The real sophistication in coffee isn’t choosing one over the other. It’s knowing when each serves you better. Explore the single origin vs. blends conversation with fresh eyes, and you might find that blends are where your best daily cup lives.

Discover and experiment with premium coffee blends

You now have the framework to think about blends the way a roaster does: with intention, curiosity, and a clear sense of what you’re chasing in the cup. At Adira Coffee, every blend we craft starts with ethically sourced beans from our network of around 50 farms across Colombia, Ethiopia, Costa Rica, Guatemala, Brazil, and Sumatra.

https://adiracoffee.com

We small-batch roast each component to its ideal level before blending, so what reaches you is always at peak freshness. Whether you’re drawn to the rich, balanced character of our Ocean Blend or want to browse our full range, you can shop coffee blends and find a profile that fits your brewing style and flavor preferences. Great blends are waiting. All you have to do is brew.

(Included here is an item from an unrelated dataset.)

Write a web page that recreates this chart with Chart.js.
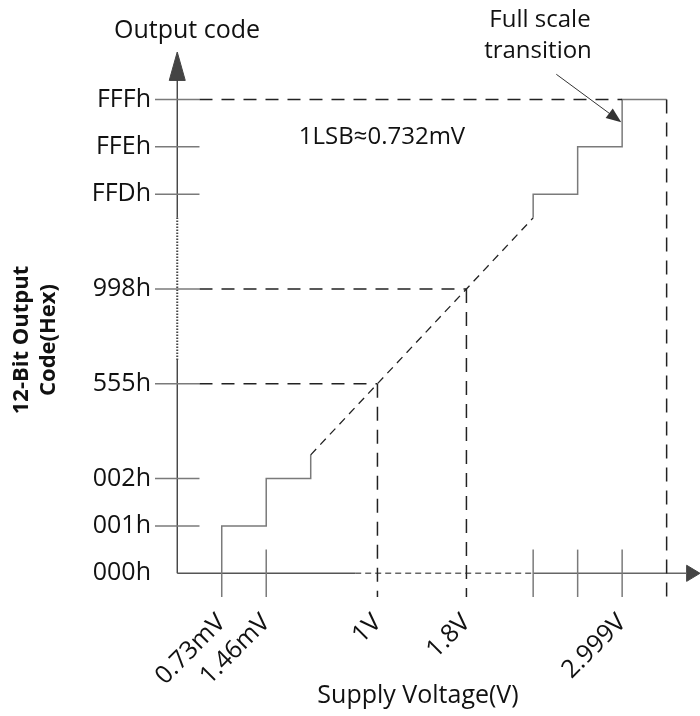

Frequently asked questions

Is a coffee blend lower quality than single origin?

Not at all. Well-crafted blends are designed for complexity and consistency, sometimes outperforming single origin coffees in balance and reliability, especially for everyday brewing.

How many types of coffee are usually in a blend?

Most blends use two to five origins, with ratios like 50/50 or 60/40 chosen deliberately to hit a specific flavor target.

Does the blending method affect coffee taste?

Yes. Pre-roast blending creates a uniform taste while post-roast blending lets each component’s best qualities come through independently before being combined.

What’s the best way to store coffee blends?

Store blends in an airtight container at room temperature, away from light and heat. Avoid repeated freezing and thawing, as moisture exposure degrades flavor quickly.